• STATED GOAL: Give back the full listing, character for character, with no pictures.

• COLLECTED DATA:
►
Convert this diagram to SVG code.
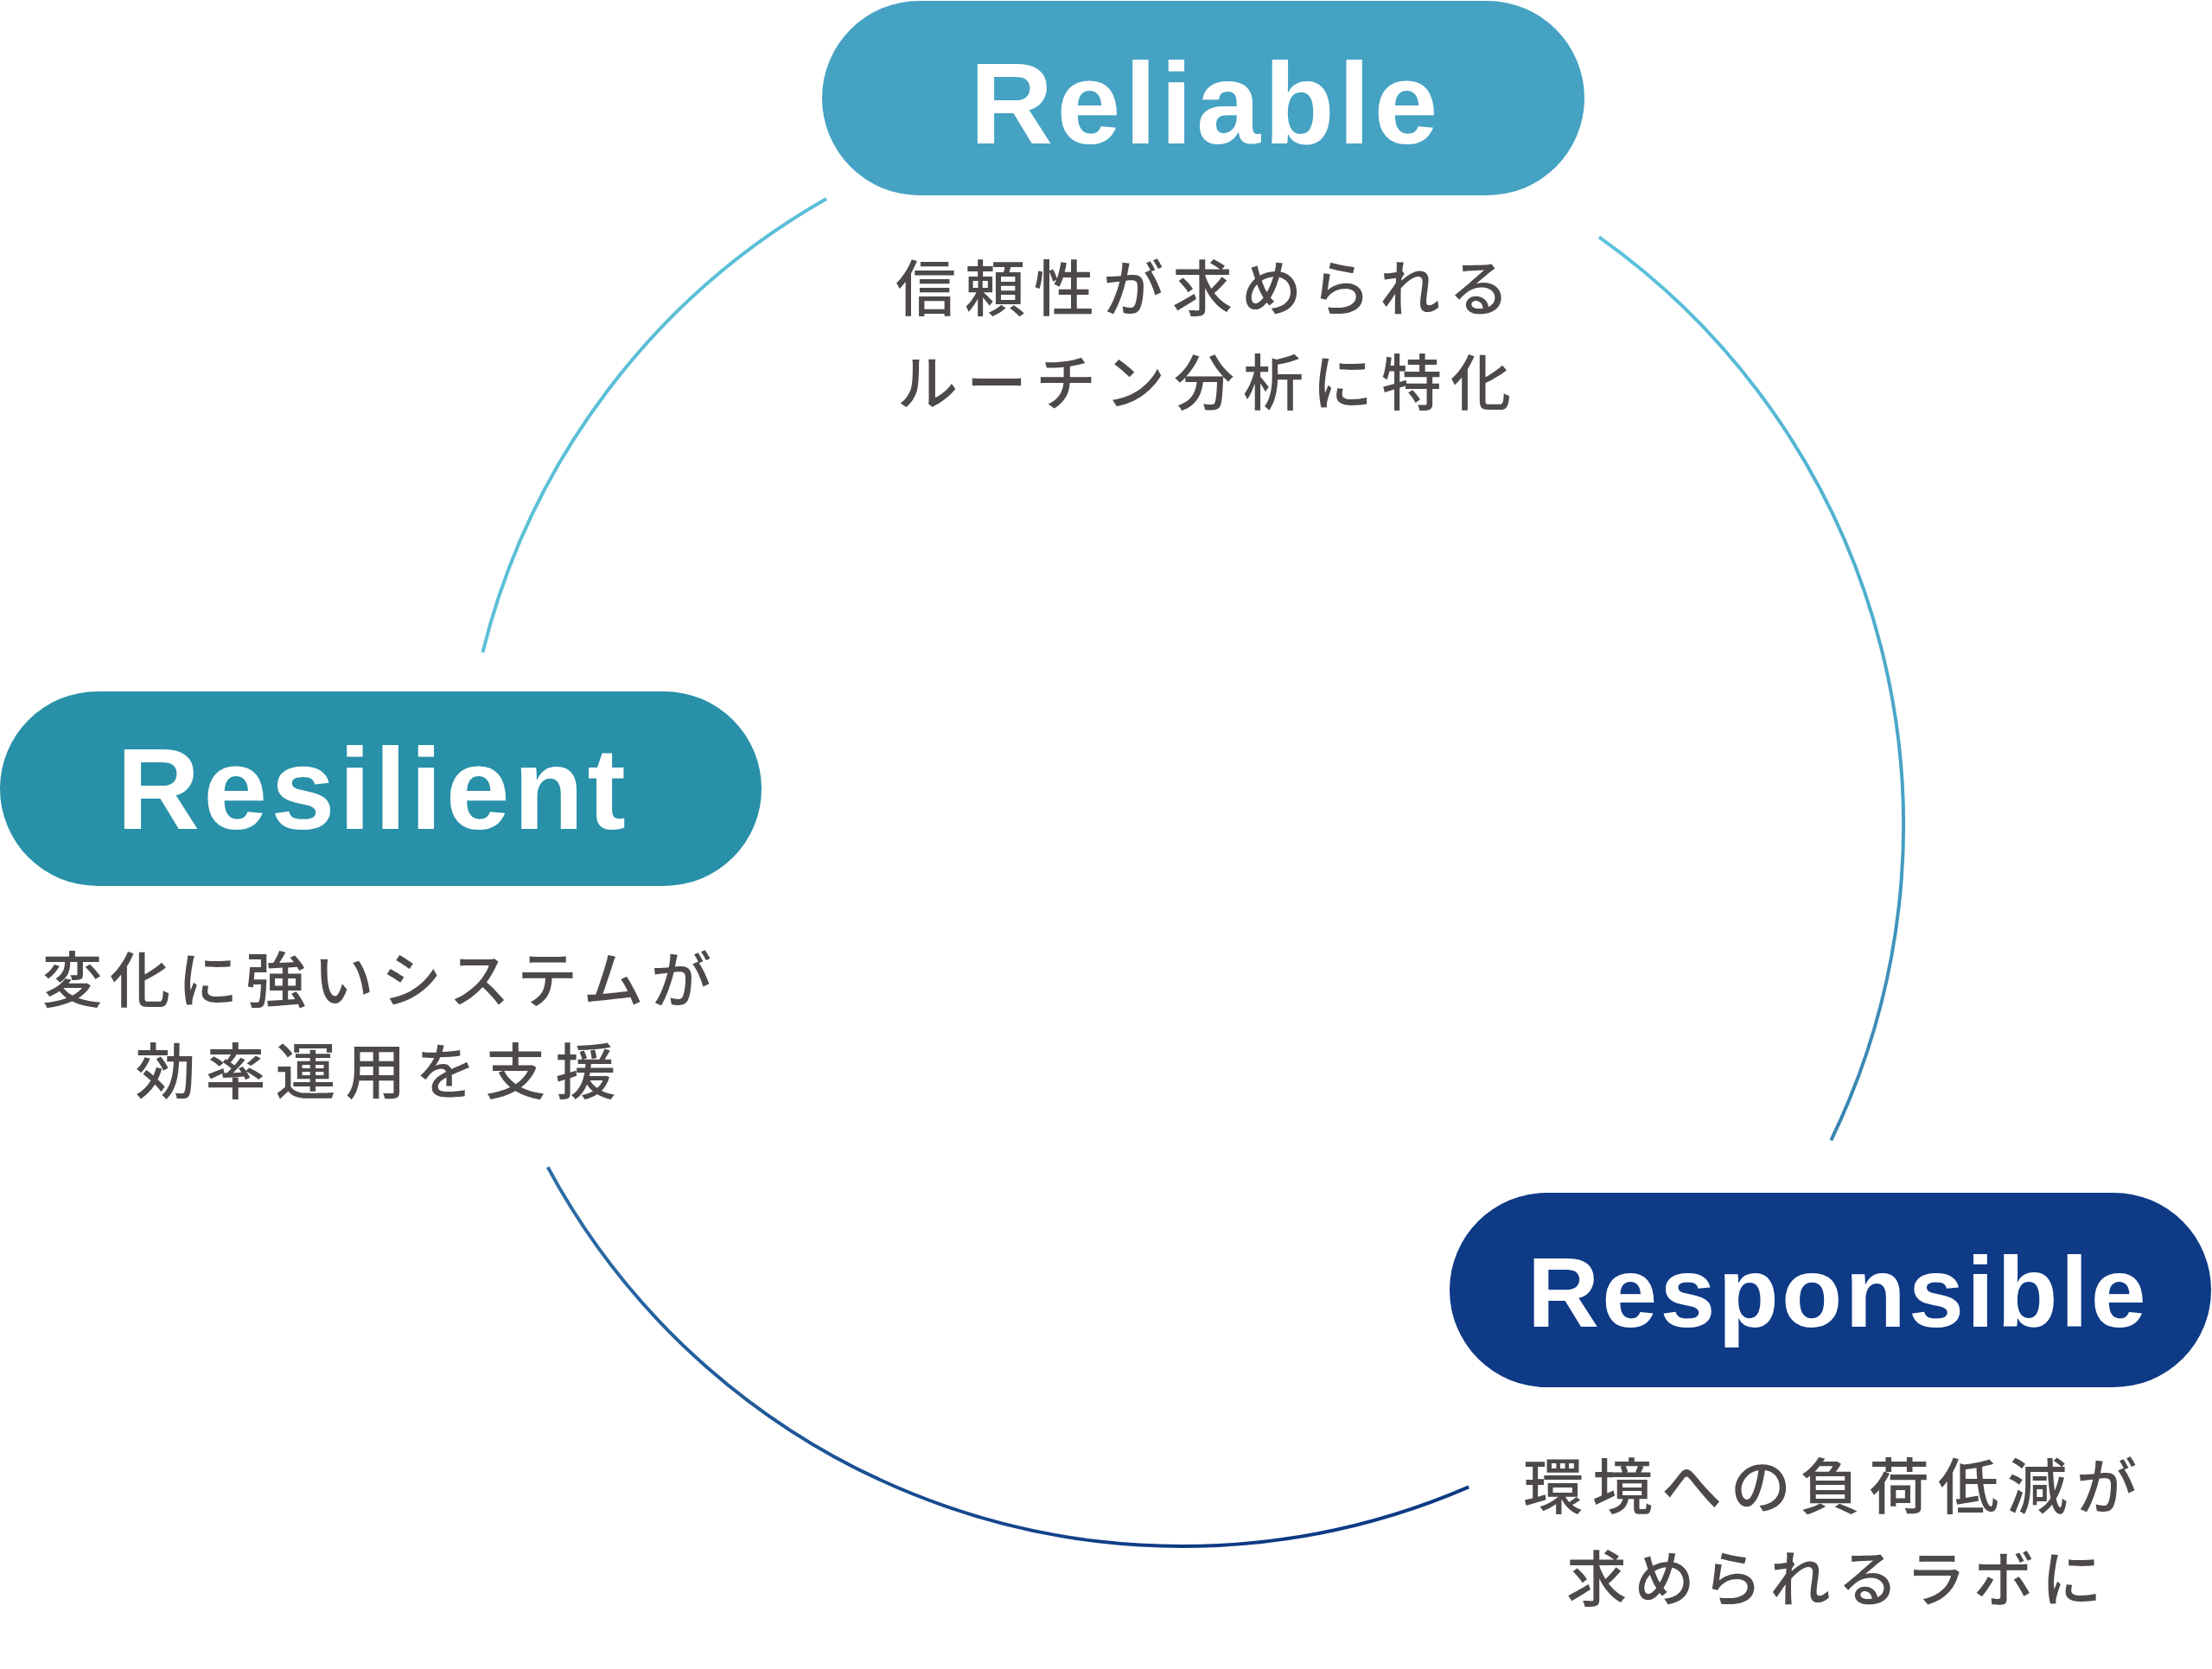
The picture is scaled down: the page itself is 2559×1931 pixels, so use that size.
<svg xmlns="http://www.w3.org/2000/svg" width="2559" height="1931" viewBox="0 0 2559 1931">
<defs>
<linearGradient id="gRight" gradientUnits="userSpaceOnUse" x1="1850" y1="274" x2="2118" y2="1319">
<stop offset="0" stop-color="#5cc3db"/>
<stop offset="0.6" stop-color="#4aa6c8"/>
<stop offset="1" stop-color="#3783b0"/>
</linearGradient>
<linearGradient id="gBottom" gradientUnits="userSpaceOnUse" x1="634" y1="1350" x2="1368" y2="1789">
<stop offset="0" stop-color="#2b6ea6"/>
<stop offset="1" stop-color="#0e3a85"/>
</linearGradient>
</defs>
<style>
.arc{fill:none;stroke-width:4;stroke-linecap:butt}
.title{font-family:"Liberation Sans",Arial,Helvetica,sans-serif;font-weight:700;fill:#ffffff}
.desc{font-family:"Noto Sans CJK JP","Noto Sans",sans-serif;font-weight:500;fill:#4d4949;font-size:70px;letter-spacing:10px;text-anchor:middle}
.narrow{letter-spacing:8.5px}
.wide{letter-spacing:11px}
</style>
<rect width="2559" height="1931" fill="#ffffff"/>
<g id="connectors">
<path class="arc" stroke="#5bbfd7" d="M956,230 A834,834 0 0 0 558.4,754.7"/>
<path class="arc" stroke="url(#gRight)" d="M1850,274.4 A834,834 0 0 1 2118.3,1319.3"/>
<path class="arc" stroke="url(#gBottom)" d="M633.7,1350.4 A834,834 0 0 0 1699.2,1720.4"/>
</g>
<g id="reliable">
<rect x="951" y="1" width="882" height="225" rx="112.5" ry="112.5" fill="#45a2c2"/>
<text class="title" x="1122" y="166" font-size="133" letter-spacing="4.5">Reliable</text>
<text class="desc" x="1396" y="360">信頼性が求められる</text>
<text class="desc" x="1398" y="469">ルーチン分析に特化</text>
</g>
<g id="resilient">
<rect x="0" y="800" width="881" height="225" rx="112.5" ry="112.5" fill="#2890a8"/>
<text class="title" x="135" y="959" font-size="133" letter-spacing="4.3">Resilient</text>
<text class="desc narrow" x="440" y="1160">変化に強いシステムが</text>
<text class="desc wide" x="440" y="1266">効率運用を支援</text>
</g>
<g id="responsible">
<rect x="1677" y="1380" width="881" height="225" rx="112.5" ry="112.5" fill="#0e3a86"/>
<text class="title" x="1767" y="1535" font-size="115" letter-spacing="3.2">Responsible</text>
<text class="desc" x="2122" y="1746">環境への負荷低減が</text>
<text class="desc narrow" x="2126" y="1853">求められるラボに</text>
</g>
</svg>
◄
• THE COMPLETED TASK:
Convert this diagram to SVG code.
The picture is scaled down: the page itself is 2559×1931 pixels, so use that size.
<svg xmlns="http://www.w3.org/2000/svg" width="2559" height="1931" viewBox="0 0 2559 1931">
<defs>
<linearGradient id="gRight" gradientUnits="userSpaceOnUse" x1="1850" y1="274" x2="2118" y2="1319">
<stop offset="0" stop-color="#5cc3db"/>
<stop offset="0.6" stop-color="#4aa6c8"/>
<stop offset="1" stop-color="#3783b0"/>
</linearGradient>
<linearGradient id="gBottom" gradientUnits="userSpaceOnUse" x1="634" y1="1350" x2="1368" y2="1789">
<stop offset="0" stop-color="#2b6ea6"/>
<stop offset="1" stop-color="#0e3a85"/>
</linearGradient>
</defs>
<style>
.arc{fill:none;stroke-width:4;stroke-linecap:butt}
.title{font-family:"Liberation Sans",Arial,Helvetica,sans-serif;font-weight:700;fill:#ffffff}
.desc{font-family:"Noto Sans CJK JP","Noto Sans",sans-serif;font-weight:500;fill:#4d4949;font-size:70px;letter-spacing:10px;text-anchor:middle}
.narrow{letter-spacing:8.5px}
.wide{letter-spacing:11px}
</style>
<rect width="2559" height="1931" fill="#ffffff"/>
<g id="connectors">
<path class="arc" stroke="#5bbfd7" d="M956,230 A834,834 0 0 0 558.4,754.7"/>
<path class="arc" stroke="url(#gRight)" d="M1850,274.4 A834,834 0 0 1 2118.3,1319.3"/>
<path class="arc" stroke="url(#gBottom)" d="M633.7,1350.4 A834,834 0 0 0 1699.2,1720.4"/>
</g>
<g id="reliable">
<rect x="951" y="1" width="882" height="225" rx="112.5" ry="112.5" fill="#45a2c2"/>
<text class="title" x="1122" y="166" font-size="133" letter-spacing="4.5">Reliable</text>
<text class="desc" x="1396" y="360">信頼性が求められる</text>
<text class="desc" x="1398" y="469">ルーチン分析に特化</text>
</g>
<g id="resilient">
<rect x="0" y="800" width="881" height="225" rx="112.5" ry="112.5" fill="#2890a8"/>
<text class="title" x="135" y="959" font-size="133" letter-spacing="4.3">Resilient</text>
<text class="desc narrow" x="440" y="1160">変化に強いシステムが</text>
<text class="desc wide" x="440" y="1266">効率運用を支援</text>
</g>
<g id="responsible">
<rect x="1677" y="1380" width="881" height="225" rx="112.5" ry="112.5" fill="#0e3a86"/>
<text class="title" x="1767" y="1535" font-size="115" letter-spacing="3.2">Responsible</text>
<text class="desc" x="2122" y="1746">環境への負荷低減が</text>
<text class="desc narrow" x="2126" y="1853">求められるラボに</text>
</g>
</svg>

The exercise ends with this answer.